The likelier option would be to try to dissolve the Knesset and hold new elections – Israel’s fifth in four years. On paper, with the coalition and opposition evenly tied at 60 members each, all Netanyahu needs is one more vote and Israel is off to the polls. But not all opposition members, worried for their own seats, are up for it. The Likud whips are not convinced they can corral the necessary 61 MKs when a dissolution vote is held.
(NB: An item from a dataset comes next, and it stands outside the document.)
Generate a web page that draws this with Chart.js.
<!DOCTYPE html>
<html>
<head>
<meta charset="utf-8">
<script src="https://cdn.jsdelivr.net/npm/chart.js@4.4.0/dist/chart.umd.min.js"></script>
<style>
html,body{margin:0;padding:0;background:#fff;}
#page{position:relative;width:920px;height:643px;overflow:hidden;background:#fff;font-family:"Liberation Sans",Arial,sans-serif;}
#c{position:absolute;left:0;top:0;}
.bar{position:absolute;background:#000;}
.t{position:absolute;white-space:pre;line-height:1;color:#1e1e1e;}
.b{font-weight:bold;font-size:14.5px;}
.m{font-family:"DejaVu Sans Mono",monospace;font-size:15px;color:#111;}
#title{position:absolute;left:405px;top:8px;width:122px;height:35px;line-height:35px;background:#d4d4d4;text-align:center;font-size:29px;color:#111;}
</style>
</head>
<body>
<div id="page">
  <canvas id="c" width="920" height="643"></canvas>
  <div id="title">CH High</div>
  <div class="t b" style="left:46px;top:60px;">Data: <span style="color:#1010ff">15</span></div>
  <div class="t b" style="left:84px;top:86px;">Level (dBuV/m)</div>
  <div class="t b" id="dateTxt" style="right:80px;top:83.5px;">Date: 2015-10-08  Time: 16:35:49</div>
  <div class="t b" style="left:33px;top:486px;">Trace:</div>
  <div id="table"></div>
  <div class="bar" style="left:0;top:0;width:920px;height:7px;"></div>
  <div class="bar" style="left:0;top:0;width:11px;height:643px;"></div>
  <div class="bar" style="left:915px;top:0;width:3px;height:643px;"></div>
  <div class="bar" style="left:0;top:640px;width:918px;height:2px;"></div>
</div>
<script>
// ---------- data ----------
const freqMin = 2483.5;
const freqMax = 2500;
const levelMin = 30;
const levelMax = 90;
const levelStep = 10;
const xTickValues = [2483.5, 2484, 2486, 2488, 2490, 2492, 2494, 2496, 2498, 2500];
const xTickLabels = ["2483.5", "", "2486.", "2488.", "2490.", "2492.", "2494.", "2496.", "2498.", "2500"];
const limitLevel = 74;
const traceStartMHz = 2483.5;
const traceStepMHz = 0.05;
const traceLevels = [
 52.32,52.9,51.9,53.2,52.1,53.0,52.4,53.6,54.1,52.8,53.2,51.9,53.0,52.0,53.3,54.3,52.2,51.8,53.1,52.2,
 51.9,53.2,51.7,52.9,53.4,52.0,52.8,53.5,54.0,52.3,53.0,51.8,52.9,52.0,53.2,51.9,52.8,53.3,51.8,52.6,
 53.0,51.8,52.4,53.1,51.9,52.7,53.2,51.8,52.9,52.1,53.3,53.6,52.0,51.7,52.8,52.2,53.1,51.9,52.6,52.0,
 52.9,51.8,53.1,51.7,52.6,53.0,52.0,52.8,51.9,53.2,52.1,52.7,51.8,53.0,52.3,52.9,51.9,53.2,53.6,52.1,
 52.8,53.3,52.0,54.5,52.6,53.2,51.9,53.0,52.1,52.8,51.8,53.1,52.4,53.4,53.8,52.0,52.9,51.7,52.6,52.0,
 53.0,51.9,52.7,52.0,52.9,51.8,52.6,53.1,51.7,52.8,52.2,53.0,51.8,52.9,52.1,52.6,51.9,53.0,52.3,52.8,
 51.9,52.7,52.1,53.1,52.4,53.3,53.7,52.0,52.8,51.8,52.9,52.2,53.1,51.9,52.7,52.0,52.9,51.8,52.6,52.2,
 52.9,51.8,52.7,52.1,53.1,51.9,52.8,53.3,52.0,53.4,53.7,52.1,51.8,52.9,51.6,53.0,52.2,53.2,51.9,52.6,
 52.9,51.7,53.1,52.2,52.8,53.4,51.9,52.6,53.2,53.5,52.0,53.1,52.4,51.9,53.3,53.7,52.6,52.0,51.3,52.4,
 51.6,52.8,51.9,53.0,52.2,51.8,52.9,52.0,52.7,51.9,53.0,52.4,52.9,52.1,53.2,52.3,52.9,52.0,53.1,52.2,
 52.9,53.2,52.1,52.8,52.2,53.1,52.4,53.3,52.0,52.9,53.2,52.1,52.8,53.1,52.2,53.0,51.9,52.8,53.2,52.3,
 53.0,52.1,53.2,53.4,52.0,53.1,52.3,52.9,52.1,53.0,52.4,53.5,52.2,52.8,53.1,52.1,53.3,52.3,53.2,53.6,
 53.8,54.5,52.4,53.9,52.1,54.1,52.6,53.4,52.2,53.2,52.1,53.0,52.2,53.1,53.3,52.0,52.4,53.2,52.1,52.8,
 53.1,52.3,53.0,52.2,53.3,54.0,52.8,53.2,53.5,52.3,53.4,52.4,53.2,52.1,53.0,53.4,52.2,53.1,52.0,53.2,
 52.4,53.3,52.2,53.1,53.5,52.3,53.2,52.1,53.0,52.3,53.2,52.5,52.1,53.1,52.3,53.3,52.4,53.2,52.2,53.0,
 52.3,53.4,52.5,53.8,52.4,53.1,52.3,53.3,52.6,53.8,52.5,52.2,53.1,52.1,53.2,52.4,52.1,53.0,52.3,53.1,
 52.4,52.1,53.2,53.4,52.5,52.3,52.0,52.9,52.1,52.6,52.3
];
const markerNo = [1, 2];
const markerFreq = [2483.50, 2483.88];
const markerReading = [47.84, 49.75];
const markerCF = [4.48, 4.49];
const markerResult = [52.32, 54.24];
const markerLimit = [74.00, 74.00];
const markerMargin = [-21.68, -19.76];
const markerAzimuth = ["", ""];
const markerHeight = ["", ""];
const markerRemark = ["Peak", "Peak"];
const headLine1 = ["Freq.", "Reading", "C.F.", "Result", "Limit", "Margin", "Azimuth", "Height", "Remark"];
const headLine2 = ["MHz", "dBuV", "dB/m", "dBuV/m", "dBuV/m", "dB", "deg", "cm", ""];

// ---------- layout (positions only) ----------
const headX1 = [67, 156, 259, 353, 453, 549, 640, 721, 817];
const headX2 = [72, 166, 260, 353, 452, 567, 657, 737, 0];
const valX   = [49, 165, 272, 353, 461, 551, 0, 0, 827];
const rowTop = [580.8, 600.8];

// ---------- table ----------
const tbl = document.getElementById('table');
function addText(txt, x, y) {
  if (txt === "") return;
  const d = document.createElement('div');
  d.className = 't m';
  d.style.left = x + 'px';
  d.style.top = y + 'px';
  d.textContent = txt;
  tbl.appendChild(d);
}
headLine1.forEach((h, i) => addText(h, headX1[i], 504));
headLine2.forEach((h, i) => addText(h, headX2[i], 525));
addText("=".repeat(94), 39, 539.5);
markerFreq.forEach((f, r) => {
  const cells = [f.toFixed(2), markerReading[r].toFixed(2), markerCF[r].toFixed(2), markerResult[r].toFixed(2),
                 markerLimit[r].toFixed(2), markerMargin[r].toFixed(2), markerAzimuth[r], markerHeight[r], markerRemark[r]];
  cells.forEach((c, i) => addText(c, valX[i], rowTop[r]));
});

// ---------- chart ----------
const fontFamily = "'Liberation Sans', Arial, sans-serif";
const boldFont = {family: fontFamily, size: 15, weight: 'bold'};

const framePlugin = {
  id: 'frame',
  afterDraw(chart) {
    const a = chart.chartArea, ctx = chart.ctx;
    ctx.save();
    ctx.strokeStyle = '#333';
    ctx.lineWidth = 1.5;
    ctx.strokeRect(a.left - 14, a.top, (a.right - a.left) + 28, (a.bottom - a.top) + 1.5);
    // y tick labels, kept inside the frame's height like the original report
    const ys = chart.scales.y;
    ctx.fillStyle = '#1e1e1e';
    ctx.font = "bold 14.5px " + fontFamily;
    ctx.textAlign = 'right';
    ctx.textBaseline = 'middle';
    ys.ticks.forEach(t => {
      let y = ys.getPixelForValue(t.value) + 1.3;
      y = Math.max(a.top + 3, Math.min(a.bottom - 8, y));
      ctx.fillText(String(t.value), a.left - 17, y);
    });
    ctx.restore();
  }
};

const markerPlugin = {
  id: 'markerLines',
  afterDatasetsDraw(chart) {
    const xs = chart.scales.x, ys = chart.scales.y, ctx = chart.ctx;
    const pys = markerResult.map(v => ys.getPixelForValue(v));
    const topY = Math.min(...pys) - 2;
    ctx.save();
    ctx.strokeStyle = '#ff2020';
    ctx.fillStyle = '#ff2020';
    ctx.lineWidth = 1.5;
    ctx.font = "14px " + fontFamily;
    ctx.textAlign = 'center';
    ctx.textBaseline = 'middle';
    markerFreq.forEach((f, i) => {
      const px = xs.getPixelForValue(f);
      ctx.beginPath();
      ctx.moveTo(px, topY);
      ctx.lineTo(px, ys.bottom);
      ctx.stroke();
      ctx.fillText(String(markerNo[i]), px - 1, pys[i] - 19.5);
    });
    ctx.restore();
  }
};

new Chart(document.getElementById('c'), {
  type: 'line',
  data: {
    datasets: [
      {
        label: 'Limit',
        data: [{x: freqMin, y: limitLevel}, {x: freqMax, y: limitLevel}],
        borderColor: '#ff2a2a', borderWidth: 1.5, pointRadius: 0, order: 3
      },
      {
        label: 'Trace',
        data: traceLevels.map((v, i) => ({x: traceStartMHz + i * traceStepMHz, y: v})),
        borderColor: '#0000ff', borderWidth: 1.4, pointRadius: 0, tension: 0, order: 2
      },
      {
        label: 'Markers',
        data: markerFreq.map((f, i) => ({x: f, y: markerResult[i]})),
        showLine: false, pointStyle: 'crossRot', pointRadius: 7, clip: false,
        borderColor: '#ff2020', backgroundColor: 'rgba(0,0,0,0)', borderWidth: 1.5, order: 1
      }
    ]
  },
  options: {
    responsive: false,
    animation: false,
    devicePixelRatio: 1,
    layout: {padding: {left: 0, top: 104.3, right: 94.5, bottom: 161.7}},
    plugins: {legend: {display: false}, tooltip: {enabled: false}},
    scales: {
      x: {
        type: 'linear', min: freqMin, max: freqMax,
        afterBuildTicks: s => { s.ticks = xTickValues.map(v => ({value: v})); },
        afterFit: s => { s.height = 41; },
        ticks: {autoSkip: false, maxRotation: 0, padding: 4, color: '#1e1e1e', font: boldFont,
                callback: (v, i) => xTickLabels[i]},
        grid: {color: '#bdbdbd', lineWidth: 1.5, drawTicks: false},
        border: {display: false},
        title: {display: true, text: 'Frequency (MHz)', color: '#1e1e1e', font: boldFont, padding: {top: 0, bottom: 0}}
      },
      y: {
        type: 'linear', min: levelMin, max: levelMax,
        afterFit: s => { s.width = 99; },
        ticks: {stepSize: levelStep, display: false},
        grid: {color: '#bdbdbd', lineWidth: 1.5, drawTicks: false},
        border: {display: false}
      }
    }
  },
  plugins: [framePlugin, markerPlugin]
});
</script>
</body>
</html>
And even if they were to get them, can Netanyahu’s Likud and the other parties who remain loyal be certain of finally winning the elusive majority? ‘Remarkably, general polling trends have not changed in any meaningful way,’ says Dahlia Scheindlin, a pollster and political strategist. ‘Within the blocs there are slight shifts for individual parties, but they don’t affect the overall prospects for Netanyahu to reach a majority.’
Netanyahu is an inveterate consumer of polls and can’t believe that the public has not come back to him in droves after a year of what he sees as a woefully incompetent government. He blames his own Likud MKs and three weeks ago berated them for not keeping to the message. ‘When I brief you, I feel you’ve put me on mute,’ he complained in a meeting with his parliamentary faction. But the lack of certainty over the next election’s outcome isn’t stopping him. He wants another throw of the dice as soon as possible.
His adorers call him a winner, but Netanyahu’s political accomplishment is in many ways more impressive. He has led Likud in ten general elections. He has in fact only won four of those, but his ability to return from defeats and stalemates and maintain his complete control of Likud, where no one at present has any realistic chance of challenging his leadership, is what sets him aside from mere mortal politicians. While Netanyahu is still breathing, he will constantly be coming back.